Given task: All lines from the beginning of the listing through the line with "total_destacado = 53" are to be copied word for word; the pictures are not.
---
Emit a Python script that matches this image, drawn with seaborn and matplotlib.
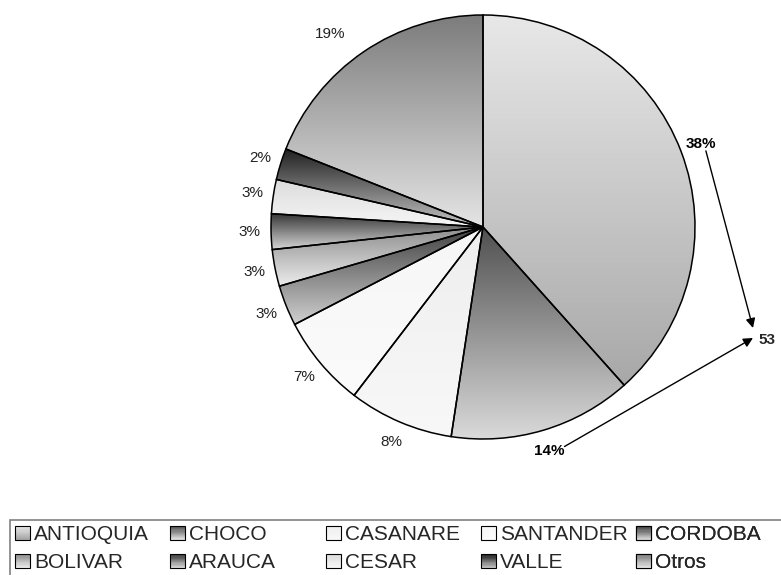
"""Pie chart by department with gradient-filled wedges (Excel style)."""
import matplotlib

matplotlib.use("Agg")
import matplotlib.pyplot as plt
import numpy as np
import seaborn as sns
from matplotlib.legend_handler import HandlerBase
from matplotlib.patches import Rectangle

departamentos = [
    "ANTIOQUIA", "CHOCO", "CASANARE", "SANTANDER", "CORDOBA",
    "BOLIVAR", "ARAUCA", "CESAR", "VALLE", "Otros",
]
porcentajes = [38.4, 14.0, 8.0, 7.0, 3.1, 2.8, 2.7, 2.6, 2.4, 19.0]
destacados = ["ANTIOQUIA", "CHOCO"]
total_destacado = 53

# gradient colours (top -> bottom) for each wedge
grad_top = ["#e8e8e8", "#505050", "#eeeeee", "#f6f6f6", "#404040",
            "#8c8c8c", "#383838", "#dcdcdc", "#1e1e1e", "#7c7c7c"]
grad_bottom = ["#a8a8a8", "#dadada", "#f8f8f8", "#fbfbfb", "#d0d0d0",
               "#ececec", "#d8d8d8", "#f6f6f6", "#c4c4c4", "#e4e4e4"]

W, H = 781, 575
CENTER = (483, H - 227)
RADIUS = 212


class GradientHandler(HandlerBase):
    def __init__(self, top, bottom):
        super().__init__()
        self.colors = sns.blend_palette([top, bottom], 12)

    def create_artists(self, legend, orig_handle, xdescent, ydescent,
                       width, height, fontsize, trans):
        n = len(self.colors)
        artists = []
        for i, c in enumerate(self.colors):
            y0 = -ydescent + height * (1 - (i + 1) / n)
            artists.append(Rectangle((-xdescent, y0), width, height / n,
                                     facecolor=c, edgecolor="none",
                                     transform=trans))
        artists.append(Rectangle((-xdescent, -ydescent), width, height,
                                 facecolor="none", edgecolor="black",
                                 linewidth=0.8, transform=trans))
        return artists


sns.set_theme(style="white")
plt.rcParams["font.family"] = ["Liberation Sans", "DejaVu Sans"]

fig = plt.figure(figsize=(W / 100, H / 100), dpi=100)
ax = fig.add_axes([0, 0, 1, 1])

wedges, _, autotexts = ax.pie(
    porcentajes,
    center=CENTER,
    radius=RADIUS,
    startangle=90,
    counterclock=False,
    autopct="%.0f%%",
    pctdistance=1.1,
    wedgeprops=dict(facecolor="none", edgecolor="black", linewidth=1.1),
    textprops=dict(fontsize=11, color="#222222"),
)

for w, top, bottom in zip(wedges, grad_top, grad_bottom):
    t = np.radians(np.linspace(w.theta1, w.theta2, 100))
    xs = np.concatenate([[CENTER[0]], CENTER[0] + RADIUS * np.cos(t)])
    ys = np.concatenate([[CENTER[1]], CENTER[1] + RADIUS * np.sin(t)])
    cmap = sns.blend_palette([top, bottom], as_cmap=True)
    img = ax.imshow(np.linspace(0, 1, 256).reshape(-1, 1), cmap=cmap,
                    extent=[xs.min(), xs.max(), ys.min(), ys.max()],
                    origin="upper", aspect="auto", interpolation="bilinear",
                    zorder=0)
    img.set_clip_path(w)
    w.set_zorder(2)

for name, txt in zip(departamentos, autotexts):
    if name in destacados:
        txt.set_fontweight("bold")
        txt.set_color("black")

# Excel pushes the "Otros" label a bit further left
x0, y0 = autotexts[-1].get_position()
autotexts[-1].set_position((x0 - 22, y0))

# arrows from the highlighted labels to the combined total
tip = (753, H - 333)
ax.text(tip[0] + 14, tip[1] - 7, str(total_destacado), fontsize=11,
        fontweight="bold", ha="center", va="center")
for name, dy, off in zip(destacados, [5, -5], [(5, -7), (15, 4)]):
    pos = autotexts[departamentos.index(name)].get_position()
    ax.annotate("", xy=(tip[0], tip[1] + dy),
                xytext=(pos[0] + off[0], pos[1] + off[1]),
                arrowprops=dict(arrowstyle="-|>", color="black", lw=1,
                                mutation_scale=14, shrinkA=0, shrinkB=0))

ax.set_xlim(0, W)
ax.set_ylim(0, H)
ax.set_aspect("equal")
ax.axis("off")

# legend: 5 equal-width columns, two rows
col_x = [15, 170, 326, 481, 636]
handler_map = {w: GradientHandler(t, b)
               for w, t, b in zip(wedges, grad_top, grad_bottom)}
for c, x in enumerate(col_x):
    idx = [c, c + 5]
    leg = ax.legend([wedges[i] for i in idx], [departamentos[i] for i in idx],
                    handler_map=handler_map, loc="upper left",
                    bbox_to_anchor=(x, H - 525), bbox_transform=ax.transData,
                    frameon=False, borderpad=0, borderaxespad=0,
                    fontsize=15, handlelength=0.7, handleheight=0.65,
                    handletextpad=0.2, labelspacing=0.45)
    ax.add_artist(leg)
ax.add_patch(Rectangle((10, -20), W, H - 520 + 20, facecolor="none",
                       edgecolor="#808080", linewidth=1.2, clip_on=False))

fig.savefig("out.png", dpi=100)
---
Answer for this exercise:
Emit a Python script that matches this image, drawn with seaborn and matplotlib.
"""Pie chart by department with gradient-filled wedges (Excel style)."""
import matplotlib

matplotlib.use("Agg")
import matplotlib.pyplot as plt
import numpy as np
import seaborn as sns
from matplotlib.legend_handler import HandlerBase
from matplotlib.patches import Rectangle

departamentos = [
    "ANTIOQUIA", "CHOCO", "CASANARE", "SANTANDER", "CORDOBA",
    "BOLIVAR", "ARAUCA", "CESAR", "VALLE", "Otros",
]
porcentajes = [38.4, 14.0, 8.0, 7.0, 3.1, 2.8, 2.7, 2.6, 2.4, 19.0]
destacados = ["ANTIOQUIA", "CHOCO"]
total_destacado = 53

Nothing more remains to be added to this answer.